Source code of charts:
══════════════════════════════

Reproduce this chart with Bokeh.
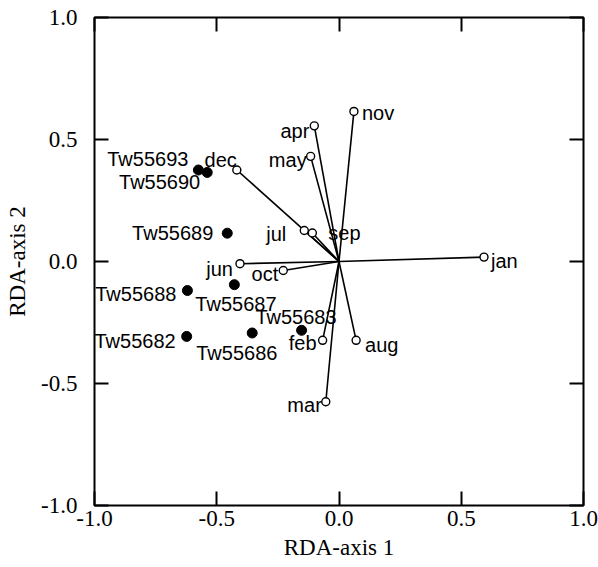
from bokeh.plotting import figure
from bokeh.models import ColumnDataSource, Range1d, FixedTicker, LinearAxis
from bokeh.core.properties import value
from bokeh.embed import file_html
from bokeh.resources import INLINE

# ---- data ----
months = ["jan", "feb", "mar", "apr", "may", "jun", "jul", "aug", "sep", "oct", "nov", "dec"]
month_x = [0.593, -0.067, -0.054, -0.101, -0.116, -0.405, -0.142, 0.070, -0.109, -0.228, 0.061, -0.418]
month_y = [0.018, -0.323, -0.575, 0.556, 0.431, -0.009, 0.127, -0.323, 0.117, -0.037, 0.615, 0.375]

sites = ["Tw55682", "Tw55683", "Tw55686", "Tw55687", "Tw55688", "Tw55689", "Tw55690", "Tw55693"]
site_x = [-0.623, -0.153, -0.355, -0.428, -0.620, -0.457, -0.539, -0.575]
site_y = [-0.307, -0.282, -0.293, -0.095, -0.119, 0.116, 0.365, 0.375]

ticks = [-1.0, -0.5, 0.0, 0.5, 1.0]
tick_labels = ["-1.0", "-0.5", "0.0", "0.5", "1.0"]
x_title = "RDA-axis 1"
y_title = "RDA-axis 2"

# ---- label placement styles (pixel offsets, alignment) ----
month_label_style = {
    "jan": (7, 4, "left"), "feb": (-6, 3, "right"), "mar": (-4, 3, "right"),
    "apr": (-5, 5, "right"), "may": (-4, 4, "right"), "jun": (-7, 5, "right"),
    "jul": (-18, 3, "right"), "aug": (9, 5, "left"), "sep": (16, 0, "left"),
    "oct": (-5, 3, "right"), "nov": (8, 2, "left"), "dec": (0, -10, "right"),
}
site_label_style = {
    "Tw55682": (-11, 5, "right"), "Tw55683": (35, -13, "right"),
    "Tw55686": (-56, 20, "left"), "Tw55687": (-39, 19, "left"),
    "Tw55688": (-11, 3, "right"), "Tw55689": (-14, 0, "right"),
    "Tw55690": (-7, 10, "right"), "Tw55693": (-10, -11, "right"),
}

p = figure(width=598, height=567, output_backend="svg", toolbar_location=None,
           x_range=Range1d(-1, 1), y_range=Range1d(-1, 1),
           min_border_left=94, min_border_right=15, min_border_top=17, min_border_bottom=62)
p.grid.visible = False
p.outline_line_color = "black"
p.outline_line_width = 2
p.background_fill_color = "white"
p.border_fill_color = "white"

overrides = dict(zip(ticks, tick_labels))
for ax in (p.xaxis[0], p.yaxis[0]):
    ax.ticker = FixedTicker(ticks=ticks)
    ax.major_label_overrides = overrides
    ax.major_tick_in = 14
    ax.major_tick_out = 0
    ax.minor_tick_line_color = None
    ax.major_tick_line_width = 2
    ax.major_tick_line_color = "black"
    ax.axis_line_color = None
    ax.major_label_text_font = "Liberation Serif"
    ax.major_label_text_font_size = "23px"
    ax.major_label_text_color = "black"
    ax.axis_label_text_font = "Liberation Serif"
    ax.axis_label_text_font_size = "23px"
    ax.axis_label_text_font_style = "normal"
    ax.axis_label_text_color = "black"
p.xaxis[0].axis_label = x_title
p.yaxis[0].axis_label = y_title
p.xaxis[0].major_label_standoff = 5
p.xaxis[0].axis_label_standoff = 6
p.yaxis[0].major_label_standoff = 17
p.yaxis[0].axis_label_standoff = 8

for loc in ("above", "right"):
    ax = LinearAxis(ticker=FixedTicker(ticks=ticks), major_tick_in=14, major_tick_out=0,
                    minor_tick_line_color=None, major_tick_line_width=2,
                    axis_line_color=None, major_label_text_font_size="1px",
                    major_label_text_color=None, major_label_standoff=0)
    p.add_layout(ax, loc)

# arrows from origin
p.segment(x0=[0] * len(months), y0=[0] * len(months), x1=month_x, y1=month_y,
          line_color="black", line_width=1.6)
p.scatter(month_x, month_y, size=8, marker="circle", fill_color="white",
          line_color="black", line_width=1.4)
p.scatter(site_x, site_y, size=10, marker="circle", fill_color="black", line_color="black")

msrc = ColumnDataSource(dict(
    x=month_x, y=month_y, t=months,
    xo=[month_label_style[m][0] for m in months],
    yo=[month_label_style[m][1] for m in months],
    al=[month_label_style[m][2] for m in months]))
ssrc = ColumnDataSource(dict(
    x=site_x, y=site_y, t=sites,
    xo=[site_label_style[s][0] for s in sites],
    yo=[site_label_style[s][1] for s in sites],
    al=[site_label_style[s][2] for s in sites]))
for src in (msrc, ssrc):
    p.text(x="x", y="y", text="t", x_offset="xo", y_offset="yo", text_align="al",
           text_baseline="middle", source=src, text_font=value("Liberation Sans"),
           text_font_size="20px", text_color="black")

open("out.html", "w").write(file_html(p, INLINE))
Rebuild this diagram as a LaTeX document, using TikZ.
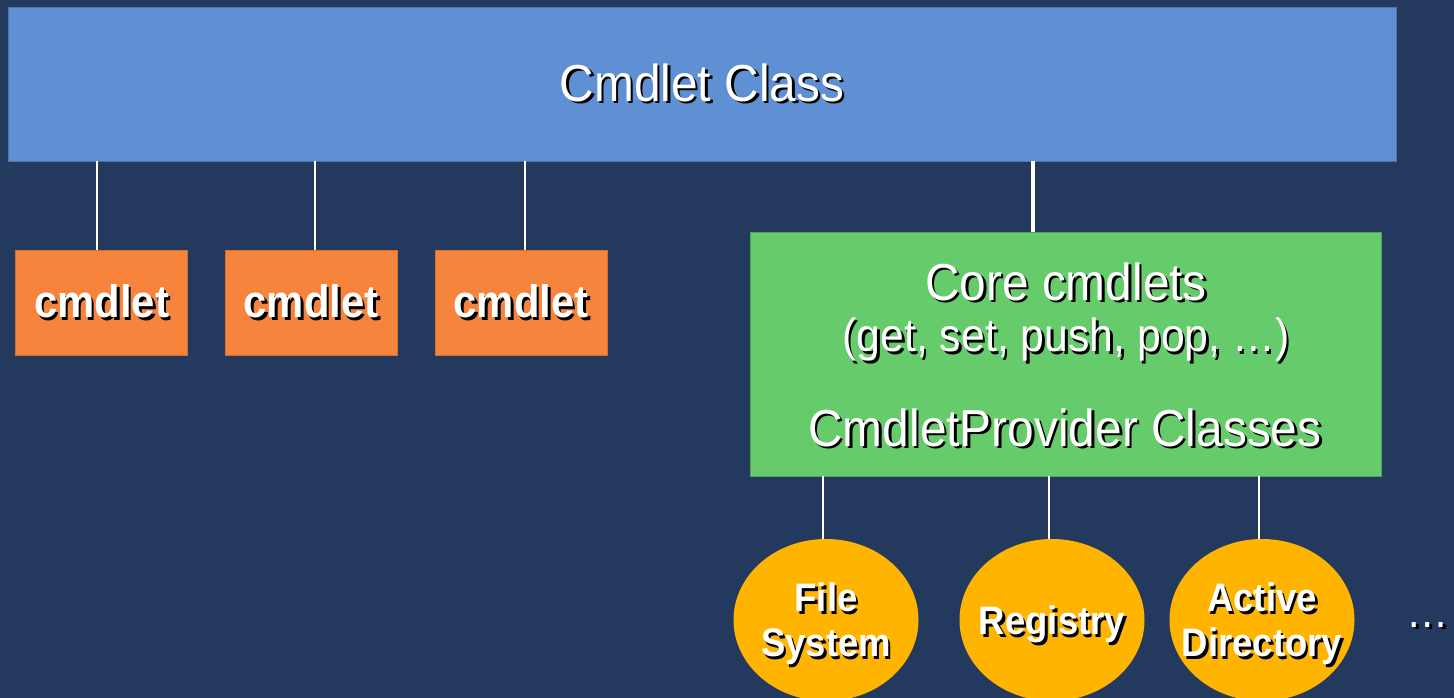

══════════════════════════════

Copy all the lines of data exactly as they appear, dropping any images.

Reproduce this chart with Bokeh.
from bokeh.plotting import figure
from bokeh.models import ColumnDataSource, Range1d, FixedTicker, LinearAxis
from bokeh.core.properties import value
from bokeh.embed import file_html
from bokeh.resources import INLINE

# ---- data ----
months = ["jan", "feb", "mar", "apr", "may", "jun", "jul", "aug", "sep", "oct", "nov", "dec"]
month_x = [0.593, -0.067, -0.054, -0.101, -0.116, -0.405, -0.142, 0.070, -0.109, -0.228, 0.061, -0.418]
month_y = [0.018, -0.323, -0.575, 0.556, 0.431, -0.009, 0.127, -0.323, 0.117, -0.037, 0.615, 0.375]

sites = ["Tw55682", "Tw55683", "Tw55686", "Tw55687", "Tw55688", "Tw55689", "Tw55690", "Tw55693"]
site_x = [-0.623, -0.153, -0.355, -0.428, -0.620, -0.457, -0.539, -0.575]
site_y = [-0.307, -0.282, -0.293, -0.095, -0.119, 0.116, 0.365, 0.375]

ticks = [-1.0, -0.5, 0.0, 0.5, 1.0]
tick_labels = ["-1.0", "-0.5", "0.0", "0.5", "1.0"]
x_title = "RDA-axis 1"
y_title = "RDA-axis 2"

# ---- label placement styles (pixel offsets, alignment) ----
month_label_style = {
    "jan": (7, 4, "left"), "feb": (-6, 3, "right"), "mar": (-4, 3, "right"),
    "apr": (-5, 5, "right"), "may": (-4, 4, "right"), "jun": (-7, 5, "right"),
    "jul": (-18, 3, "right"), "aug": (9, 5, "left"), "sep": (16, 0, "left"),
    "oct": (-5, 3, "right"), "nov": (8, 2, "left"), "dec": (0, -10, "right"),
}
site_label_style = {
    "Tw55682": (-11, 5, "right"), "Tw55683": (35, -13, "right"),
    "Tw55686": (-56, 20, "left"), "Tw55687": (-39, 19, "left"),
    "Tw55688": (-11, 3, "right"), "Tw55689": (-14, 0, "right"),
    "Tw55690": (-7, 10, "right"), "Tw55693": (-10, -11, "right"),
}

p = figure(width=598, height=567, output_backend="svg", toolbar_location=None,
           x_range=Range1d(-1, 1), y_range=Range1d(-1, 1),
           min_border_left=94, min_border_right=15, min_border_top=17, min_border_bottom=62)
p.grid.visible = False
p.outline_line_color = "black"
p.outline_line_width = 2
p.background_fill_color = "white"
p.border_fill_color = "white"

overrides = dict(zip(ticks, tick_labels))
for ax in (p.xaxis[0], p.yaxis[0]):
    ax.ticker = FixedTicker(ticks=ticks)
    ax.major_label_overrides = overrides
    ax.major_tick_in = 14
    ax.major_tick_out = 0
    ax.minor_tick_line_color = None
    ax.major_tick_line_width = 2
    ax.major_tick_line_color = "black"
    ax.axis_line_color = None
    ax.major_label_text_font = "Liberation Serif"
    ax.major_label_text_font_size = "23px"
    ax.major_label_text_color = "black"
    ax.axis_label_text_font = "Liberation Serif"
    ax.axis_label_text_font_size = "23px"
    ax.axis_label_text_font_style = "normal"
    ax.axis_label_text_color = "black"
p.xaxis[0].axis_label = x_title
p.yaxis[0].axis_label = y_title
p.xaxis[0].major_label_standoff = 5
p.xaxis[0].axis_label_standoff = 6
p.yaxis[0].major_label_standoff = 17
p.yaxis[0].axis_label_standoff = 8

for loc in ("above", "right"):
    ax = LinearAxis(ticker=FixedTicker(ticks=ticks), major_tick_in=14, major_tick_out=0,
                    minor_tick_line_color=None, major_tick_line_width=2,
                    axis_line_color=None, major_label_text_font_size="1px",
                    major_label_text_color=None, major_label_standoff=0)
    p.add_layout(ax, loc)

# arrows from origin
p.segment(x0=[0] * len(months), y0=[0] * len(months), x1=month_x, y1=month_y,
          line_color="black", line_width=1.6)
p.scatter(month_x, month_y, size=8, marker="circle", fill_color="white",
          line_color="black", line_width=1.4)
p.scatter(site_x, site_y, size=10, marker="circle", fill_color="black", line_color="black")

msrc = ColumnDataSource(dict(
    x=month_x, y=month_y, t=months,
    xo=[month_label_style[m][0] for m in months],
    yo=[month_label_style[m][1] for m in months],
    al=[month_label_style[m][2] for m in months]))
ssrc = ColumnDataSource(dict(
    x=site_x, y=site_y, t=sites,
    xo=[site_label_style[s][0] for s in sites],
    yo=[site_label_style[s][1] for s in sites],
    al=[site_label_style[s][2] for s in sites]))
for src in (msrc, ssrc):
    p.text(x="x", y="y", text="t", x_offset="xo", y_offset="yo", text_align="al",
           text_baseline="middle", source=src, text_font=value("Liberation Sans"),
           text_font_size="20px", text_color="black")

open("out.html", "w").write(file_html(p, INLINE))
Rebuild this diagram as a LaTeX document, using TikZ.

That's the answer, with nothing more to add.